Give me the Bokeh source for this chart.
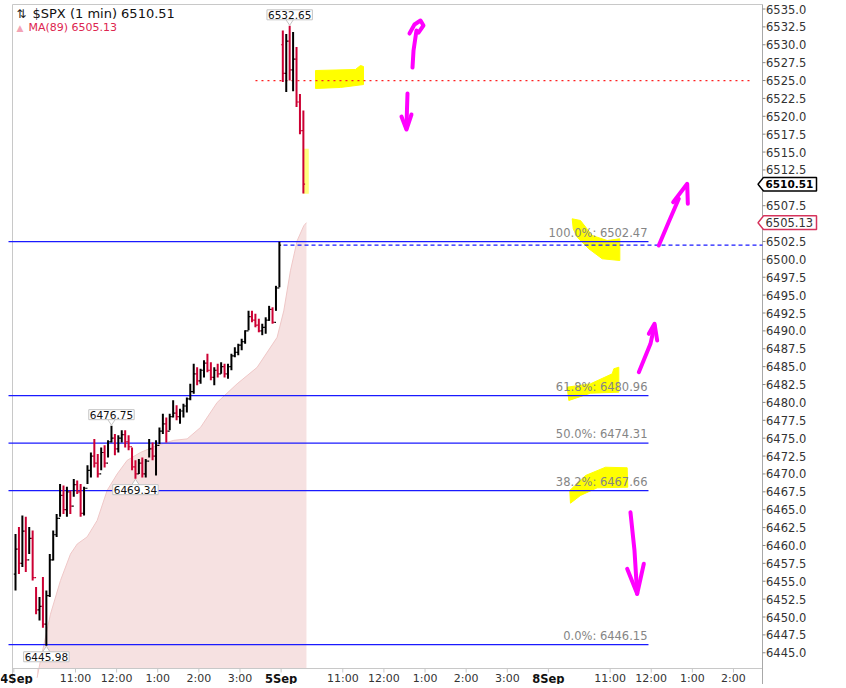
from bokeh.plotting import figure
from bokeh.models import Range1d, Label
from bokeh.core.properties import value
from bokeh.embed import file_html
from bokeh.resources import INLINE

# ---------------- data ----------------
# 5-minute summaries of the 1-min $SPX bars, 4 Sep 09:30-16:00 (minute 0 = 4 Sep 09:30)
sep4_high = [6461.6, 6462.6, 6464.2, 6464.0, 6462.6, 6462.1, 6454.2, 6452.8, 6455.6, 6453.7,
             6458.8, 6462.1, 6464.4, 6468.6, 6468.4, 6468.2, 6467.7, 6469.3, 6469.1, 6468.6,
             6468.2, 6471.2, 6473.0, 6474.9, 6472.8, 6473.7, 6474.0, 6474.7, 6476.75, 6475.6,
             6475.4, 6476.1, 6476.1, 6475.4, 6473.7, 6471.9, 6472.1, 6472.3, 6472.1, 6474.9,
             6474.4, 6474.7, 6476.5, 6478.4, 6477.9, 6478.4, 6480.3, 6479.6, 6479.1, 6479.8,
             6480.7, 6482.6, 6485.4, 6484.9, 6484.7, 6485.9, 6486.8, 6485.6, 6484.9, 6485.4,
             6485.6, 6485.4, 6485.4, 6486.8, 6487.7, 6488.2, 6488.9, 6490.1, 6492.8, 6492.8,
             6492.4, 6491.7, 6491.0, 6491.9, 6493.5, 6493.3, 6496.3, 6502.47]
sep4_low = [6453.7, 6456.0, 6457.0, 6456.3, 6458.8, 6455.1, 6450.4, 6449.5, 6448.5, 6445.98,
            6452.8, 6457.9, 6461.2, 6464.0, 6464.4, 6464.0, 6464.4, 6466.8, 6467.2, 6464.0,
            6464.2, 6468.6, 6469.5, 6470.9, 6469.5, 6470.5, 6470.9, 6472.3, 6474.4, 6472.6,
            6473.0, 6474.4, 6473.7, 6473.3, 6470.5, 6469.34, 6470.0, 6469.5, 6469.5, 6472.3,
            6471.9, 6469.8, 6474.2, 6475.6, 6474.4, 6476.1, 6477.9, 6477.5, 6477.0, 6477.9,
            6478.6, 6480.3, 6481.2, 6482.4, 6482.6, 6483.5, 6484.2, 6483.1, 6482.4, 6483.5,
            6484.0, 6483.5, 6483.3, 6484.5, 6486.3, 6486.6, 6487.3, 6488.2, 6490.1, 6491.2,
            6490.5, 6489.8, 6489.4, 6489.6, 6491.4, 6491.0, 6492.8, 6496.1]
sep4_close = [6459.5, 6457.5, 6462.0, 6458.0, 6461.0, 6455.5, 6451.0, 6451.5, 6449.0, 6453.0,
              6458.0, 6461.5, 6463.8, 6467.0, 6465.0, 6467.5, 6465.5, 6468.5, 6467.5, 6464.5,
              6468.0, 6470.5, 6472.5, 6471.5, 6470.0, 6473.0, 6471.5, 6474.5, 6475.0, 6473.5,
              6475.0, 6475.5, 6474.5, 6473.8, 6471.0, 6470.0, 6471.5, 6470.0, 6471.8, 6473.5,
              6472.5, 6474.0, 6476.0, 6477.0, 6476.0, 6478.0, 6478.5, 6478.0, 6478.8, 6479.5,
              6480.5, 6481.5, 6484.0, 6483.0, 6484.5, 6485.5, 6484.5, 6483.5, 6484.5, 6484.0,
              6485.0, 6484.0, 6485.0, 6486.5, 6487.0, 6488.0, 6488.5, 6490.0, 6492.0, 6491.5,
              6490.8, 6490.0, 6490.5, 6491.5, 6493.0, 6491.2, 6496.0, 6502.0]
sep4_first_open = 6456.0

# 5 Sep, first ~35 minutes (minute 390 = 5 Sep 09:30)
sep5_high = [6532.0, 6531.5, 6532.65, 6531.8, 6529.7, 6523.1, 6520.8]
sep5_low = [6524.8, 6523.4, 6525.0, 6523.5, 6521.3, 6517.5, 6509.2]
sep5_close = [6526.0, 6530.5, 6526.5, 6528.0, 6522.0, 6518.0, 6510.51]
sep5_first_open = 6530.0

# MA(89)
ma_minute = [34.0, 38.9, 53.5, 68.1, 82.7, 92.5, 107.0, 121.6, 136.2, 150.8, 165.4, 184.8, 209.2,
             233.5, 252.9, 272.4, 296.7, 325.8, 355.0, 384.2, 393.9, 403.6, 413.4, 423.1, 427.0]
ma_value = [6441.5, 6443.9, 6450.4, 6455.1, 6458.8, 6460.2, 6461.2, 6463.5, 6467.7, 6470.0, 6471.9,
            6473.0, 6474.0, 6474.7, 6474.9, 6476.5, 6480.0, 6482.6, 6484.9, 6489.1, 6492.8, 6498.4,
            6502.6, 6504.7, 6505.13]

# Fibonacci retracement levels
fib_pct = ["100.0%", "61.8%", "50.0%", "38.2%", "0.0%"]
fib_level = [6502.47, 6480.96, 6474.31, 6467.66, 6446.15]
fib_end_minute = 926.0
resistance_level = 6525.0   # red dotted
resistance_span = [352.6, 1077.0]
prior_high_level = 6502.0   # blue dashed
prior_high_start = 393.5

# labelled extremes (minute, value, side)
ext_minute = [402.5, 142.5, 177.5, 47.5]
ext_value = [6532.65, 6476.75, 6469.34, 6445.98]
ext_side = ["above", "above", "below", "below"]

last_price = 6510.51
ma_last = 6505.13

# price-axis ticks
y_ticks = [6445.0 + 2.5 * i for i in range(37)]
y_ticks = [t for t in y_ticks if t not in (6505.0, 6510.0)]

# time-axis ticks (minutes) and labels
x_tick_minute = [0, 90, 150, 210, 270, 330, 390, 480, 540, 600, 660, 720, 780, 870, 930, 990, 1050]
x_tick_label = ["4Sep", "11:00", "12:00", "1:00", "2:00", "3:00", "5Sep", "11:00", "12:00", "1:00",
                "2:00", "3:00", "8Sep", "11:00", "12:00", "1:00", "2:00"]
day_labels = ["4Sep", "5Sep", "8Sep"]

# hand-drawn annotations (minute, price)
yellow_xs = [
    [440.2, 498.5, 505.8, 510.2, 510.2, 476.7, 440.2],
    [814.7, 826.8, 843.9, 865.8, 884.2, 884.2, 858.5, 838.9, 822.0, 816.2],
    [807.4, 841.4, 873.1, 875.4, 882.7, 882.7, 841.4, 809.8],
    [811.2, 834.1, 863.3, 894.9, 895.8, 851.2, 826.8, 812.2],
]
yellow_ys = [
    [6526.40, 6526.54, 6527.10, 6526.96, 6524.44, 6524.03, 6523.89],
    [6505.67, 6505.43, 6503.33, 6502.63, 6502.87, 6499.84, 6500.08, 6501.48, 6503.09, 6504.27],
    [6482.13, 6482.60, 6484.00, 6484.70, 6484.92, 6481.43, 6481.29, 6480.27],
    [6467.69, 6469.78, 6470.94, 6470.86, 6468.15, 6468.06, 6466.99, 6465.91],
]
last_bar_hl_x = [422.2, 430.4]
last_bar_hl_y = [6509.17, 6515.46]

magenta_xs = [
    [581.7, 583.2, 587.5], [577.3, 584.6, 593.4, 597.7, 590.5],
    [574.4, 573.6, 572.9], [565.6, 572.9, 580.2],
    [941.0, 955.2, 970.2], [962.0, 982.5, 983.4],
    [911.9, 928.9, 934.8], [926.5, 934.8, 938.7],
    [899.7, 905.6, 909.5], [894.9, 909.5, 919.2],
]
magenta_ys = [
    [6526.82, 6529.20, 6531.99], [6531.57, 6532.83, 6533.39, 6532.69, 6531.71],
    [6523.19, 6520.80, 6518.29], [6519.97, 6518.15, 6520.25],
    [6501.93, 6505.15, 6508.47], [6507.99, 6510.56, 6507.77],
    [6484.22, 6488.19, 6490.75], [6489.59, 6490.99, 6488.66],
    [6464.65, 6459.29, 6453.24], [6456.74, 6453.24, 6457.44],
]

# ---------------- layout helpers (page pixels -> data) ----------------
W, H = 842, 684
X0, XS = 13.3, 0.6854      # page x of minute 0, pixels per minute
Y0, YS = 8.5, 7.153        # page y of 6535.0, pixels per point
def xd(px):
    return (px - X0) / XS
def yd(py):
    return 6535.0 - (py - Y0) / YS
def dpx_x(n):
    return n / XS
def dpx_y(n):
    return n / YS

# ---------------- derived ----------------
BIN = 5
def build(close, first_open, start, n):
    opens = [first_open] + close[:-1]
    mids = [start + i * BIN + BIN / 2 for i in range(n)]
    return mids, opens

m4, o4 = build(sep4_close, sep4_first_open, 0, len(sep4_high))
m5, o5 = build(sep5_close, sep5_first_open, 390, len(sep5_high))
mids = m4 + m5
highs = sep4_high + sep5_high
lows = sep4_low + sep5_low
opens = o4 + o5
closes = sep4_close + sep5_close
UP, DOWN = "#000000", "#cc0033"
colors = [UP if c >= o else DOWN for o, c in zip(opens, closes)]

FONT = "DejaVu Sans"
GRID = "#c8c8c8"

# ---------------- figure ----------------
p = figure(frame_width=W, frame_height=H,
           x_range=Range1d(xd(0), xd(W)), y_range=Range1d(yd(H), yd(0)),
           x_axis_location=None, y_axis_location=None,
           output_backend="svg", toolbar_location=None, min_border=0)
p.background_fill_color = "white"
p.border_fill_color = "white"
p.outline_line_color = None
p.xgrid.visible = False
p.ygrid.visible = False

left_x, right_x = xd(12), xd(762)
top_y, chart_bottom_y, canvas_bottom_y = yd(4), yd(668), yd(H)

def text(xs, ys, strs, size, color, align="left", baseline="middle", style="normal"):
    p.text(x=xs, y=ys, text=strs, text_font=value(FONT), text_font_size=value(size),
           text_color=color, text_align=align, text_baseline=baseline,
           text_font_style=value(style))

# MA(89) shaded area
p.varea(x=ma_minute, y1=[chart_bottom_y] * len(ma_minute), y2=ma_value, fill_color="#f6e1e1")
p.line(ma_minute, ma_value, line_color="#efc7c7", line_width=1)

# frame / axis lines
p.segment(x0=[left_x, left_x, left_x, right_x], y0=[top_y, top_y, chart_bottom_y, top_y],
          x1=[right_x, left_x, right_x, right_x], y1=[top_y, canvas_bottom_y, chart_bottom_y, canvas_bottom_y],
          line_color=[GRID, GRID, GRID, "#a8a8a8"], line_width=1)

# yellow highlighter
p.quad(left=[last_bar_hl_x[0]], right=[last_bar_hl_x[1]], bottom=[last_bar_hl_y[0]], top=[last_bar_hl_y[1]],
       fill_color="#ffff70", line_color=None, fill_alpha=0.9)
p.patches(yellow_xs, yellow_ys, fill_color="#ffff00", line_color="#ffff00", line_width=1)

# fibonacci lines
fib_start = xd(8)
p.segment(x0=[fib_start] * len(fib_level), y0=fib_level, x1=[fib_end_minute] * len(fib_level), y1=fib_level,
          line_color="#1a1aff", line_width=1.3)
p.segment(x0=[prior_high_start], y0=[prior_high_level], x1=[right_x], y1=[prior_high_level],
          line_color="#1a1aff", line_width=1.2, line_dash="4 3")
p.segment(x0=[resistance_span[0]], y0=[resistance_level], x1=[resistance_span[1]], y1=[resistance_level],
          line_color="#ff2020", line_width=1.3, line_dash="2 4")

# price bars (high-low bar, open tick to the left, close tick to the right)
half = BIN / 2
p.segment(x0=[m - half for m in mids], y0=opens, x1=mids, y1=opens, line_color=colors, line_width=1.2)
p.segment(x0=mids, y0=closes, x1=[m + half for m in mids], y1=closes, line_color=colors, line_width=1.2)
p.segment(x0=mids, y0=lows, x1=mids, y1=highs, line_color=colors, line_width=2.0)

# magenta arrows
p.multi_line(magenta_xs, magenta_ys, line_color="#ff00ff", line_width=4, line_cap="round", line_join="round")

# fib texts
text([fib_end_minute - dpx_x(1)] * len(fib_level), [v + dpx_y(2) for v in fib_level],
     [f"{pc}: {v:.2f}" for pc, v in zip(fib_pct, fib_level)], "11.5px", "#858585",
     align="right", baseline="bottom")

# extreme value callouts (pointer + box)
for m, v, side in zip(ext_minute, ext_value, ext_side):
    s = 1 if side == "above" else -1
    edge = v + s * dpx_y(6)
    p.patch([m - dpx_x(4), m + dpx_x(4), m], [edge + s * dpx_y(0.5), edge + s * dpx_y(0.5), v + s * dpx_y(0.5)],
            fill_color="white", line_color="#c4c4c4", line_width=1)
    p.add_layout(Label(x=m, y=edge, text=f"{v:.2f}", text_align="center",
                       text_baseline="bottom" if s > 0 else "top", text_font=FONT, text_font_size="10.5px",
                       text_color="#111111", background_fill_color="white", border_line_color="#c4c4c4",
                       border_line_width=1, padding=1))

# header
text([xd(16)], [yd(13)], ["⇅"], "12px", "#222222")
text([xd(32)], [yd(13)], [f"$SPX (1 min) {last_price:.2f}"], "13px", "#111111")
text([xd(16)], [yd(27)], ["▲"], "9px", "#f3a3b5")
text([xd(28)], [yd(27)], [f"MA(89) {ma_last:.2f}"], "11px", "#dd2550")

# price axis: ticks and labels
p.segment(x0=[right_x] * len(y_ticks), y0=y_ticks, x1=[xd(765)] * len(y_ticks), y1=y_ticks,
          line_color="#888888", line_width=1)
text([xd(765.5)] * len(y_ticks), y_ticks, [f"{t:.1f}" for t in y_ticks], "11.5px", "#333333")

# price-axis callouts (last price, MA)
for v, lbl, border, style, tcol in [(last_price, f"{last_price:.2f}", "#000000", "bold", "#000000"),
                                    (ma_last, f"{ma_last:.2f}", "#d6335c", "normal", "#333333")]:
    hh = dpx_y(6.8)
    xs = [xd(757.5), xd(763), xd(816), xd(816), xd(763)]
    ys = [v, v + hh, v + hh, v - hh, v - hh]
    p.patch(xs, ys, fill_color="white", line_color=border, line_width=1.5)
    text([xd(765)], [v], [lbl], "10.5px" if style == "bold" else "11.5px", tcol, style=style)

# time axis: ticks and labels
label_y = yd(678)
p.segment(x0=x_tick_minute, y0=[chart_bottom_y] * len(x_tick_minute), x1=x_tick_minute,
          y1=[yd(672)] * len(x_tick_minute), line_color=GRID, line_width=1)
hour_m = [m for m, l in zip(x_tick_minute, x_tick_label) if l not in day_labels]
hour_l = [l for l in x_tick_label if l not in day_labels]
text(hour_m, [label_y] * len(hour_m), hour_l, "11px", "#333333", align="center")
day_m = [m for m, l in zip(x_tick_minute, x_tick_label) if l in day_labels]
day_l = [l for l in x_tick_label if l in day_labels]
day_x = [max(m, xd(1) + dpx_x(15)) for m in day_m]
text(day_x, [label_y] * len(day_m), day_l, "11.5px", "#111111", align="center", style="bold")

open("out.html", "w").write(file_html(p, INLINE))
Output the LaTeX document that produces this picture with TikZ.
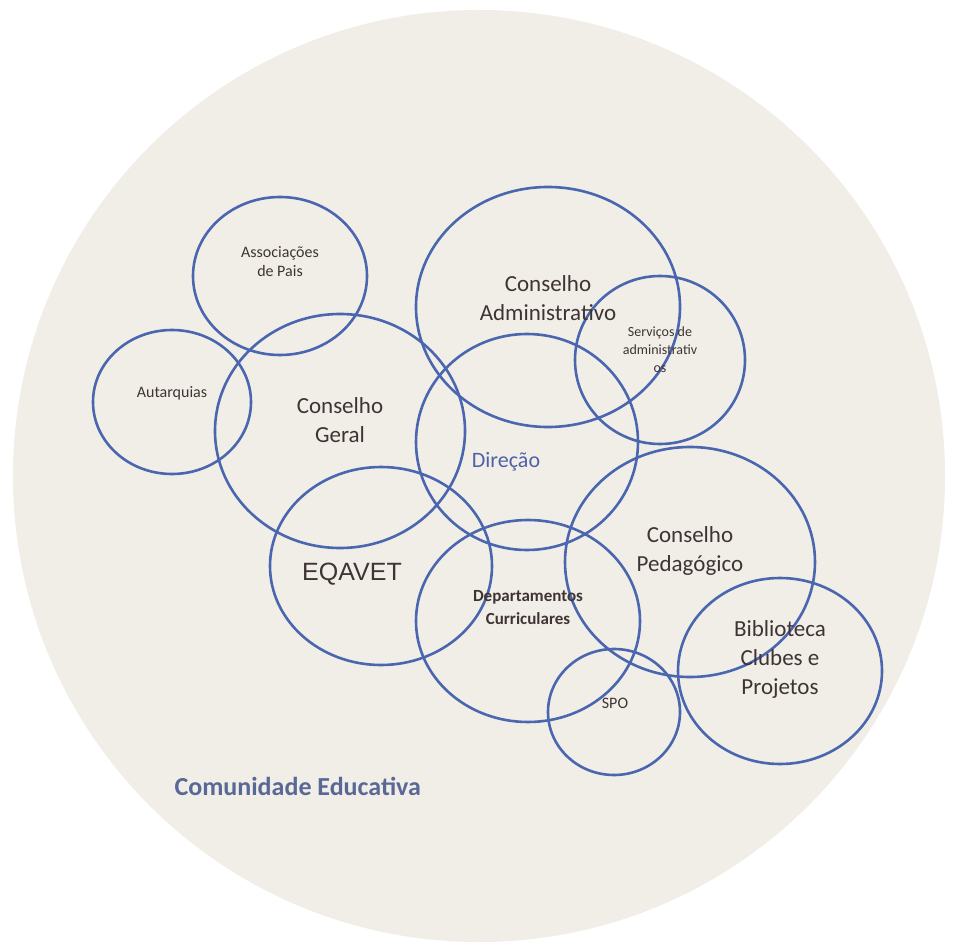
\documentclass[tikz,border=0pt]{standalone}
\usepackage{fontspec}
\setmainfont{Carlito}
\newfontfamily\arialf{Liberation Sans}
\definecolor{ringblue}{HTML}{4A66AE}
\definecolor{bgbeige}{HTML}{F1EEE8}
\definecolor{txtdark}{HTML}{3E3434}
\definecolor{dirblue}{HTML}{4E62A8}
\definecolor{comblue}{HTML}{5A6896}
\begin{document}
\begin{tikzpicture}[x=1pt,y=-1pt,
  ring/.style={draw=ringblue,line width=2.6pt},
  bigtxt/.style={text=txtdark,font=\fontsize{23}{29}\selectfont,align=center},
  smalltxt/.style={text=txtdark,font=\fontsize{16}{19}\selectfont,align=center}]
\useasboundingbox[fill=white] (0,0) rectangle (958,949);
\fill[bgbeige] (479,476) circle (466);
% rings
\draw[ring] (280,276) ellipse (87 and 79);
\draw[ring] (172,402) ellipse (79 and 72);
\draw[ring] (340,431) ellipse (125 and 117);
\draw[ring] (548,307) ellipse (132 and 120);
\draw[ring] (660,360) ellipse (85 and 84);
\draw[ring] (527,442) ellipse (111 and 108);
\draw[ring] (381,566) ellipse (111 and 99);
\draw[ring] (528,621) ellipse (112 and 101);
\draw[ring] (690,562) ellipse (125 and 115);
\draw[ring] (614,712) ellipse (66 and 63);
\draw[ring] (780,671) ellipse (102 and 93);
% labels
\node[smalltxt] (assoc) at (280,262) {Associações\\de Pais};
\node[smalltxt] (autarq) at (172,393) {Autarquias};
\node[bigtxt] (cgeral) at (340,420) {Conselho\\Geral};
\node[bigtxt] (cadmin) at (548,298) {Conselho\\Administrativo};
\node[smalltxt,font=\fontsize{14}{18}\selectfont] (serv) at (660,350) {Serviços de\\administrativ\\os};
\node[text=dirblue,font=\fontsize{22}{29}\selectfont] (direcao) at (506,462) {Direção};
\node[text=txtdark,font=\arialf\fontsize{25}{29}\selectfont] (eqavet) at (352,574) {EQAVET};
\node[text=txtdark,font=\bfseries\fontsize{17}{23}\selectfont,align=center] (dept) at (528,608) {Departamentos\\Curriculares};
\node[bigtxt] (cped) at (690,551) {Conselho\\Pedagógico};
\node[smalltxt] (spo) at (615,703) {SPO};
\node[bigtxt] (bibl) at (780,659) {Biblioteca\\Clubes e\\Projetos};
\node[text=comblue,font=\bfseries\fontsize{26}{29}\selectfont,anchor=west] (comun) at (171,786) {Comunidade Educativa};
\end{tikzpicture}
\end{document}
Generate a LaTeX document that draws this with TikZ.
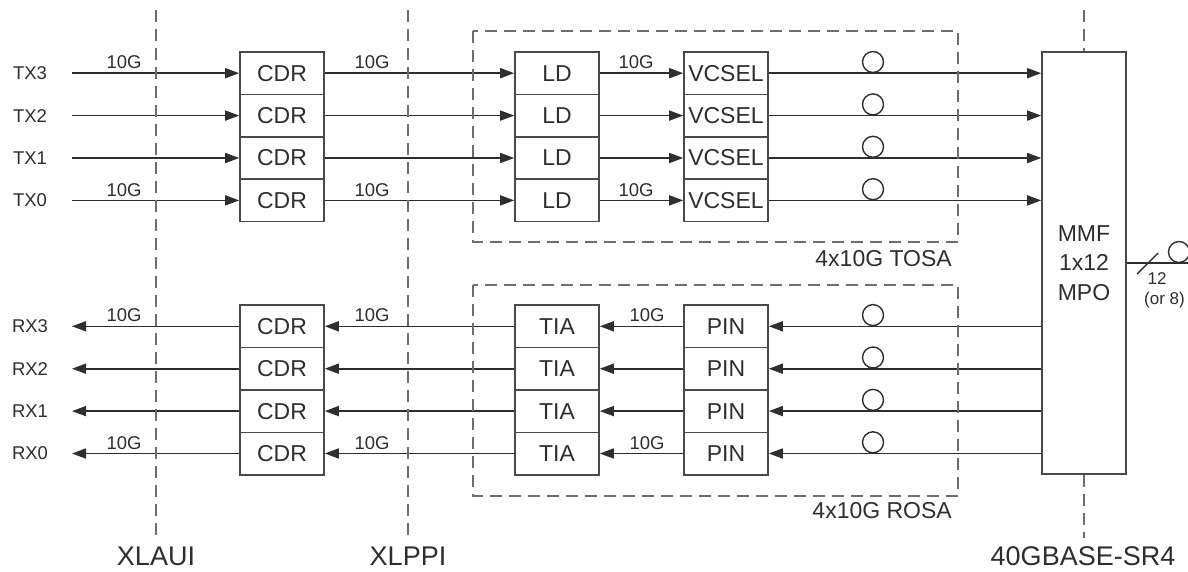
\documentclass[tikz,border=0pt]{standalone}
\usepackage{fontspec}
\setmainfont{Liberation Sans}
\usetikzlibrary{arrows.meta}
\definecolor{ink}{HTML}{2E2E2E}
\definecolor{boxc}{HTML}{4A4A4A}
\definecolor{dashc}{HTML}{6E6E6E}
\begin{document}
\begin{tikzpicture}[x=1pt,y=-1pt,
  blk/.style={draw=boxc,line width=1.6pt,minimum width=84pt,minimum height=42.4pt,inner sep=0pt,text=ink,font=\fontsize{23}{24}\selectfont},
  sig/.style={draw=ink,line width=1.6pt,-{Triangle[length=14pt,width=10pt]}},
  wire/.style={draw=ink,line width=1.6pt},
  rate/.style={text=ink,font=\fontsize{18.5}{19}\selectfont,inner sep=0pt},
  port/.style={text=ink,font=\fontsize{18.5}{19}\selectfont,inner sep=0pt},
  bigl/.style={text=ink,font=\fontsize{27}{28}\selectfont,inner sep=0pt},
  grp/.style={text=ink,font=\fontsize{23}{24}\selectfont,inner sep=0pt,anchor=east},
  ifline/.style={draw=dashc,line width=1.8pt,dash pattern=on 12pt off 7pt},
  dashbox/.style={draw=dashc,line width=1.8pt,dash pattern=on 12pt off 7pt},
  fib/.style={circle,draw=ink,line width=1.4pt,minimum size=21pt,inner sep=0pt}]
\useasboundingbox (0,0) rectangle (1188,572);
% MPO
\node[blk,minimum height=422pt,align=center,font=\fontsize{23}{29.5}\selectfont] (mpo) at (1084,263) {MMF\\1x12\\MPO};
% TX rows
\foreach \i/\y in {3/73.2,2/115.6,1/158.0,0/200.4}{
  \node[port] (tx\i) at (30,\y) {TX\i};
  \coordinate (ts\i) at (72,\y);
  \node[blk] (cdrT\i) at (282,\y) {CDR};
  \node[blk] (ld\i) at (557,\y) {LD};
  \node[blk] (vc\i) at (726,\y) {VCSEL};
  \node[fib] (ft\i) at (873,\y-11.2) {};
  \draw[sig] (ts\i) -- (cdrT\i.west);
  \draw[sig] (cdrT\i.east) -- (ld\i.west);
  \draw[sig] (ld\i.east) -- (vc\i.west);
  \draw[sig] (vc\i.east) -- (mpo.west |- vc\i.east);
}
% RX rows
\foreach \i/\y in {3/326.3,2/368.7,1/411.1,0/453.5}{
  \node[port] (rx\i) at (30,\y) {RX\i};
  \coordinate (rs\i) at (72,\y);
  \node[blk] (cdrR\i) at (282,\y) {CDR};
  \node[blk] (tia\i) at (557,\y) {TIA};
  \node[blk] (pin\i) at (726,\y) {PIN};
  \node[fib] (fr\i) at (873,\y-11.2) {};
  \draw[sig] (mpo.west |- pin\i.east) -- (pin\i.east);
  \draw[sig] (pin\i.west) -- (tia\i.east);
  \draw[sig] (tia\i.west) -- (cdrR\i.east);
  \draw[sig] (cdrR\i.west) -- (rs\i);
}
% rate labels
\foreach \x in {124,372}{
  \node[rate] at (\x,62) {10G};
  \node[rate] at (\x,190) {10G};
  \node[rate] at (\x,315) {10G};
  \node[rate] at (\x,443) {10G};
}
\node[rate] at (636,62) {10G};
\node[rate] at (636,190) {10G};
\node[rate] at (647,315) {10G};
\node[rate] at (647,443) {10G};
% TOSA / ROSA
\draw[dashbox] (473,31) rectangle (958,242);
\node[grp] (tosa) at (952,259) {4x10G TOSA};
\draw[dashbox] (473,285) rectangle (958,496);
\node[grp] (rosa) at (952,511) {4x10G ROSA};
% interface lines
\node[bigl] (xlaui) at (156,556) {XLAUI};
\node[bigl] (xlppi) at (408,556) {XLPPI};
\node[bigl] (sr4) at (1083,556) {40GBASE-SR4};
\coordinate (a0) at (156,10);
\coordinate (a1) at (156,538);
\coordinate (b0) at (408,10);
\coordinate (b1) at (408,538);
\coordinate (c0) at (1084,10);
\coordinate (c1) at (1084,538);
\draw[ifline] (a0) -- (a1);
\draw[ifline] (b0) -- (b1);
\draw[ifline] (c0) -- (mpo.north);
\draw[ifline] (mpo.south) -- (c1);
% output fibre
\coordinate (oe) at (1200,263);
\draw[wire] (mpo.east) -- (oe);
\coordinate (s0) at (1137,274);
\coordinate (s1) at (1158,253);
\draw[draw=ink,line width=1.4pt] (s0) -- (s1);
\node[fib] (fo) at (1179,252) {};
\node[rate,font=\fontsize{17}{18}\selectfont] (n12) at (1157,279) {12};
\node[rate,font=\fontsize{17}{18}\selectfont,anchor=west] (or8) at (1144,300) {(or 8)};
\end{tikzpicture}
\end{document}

◇ ◇ ◇ ◇ ◇ ◇ ◇

DIRECTION
Which lines include "LaTeX"? Copy each of them out.

COMPLETED TASK
Output the LaTeX document that produces this picture with TikZ.
Generate a LaTeX document that draws this with TikZ.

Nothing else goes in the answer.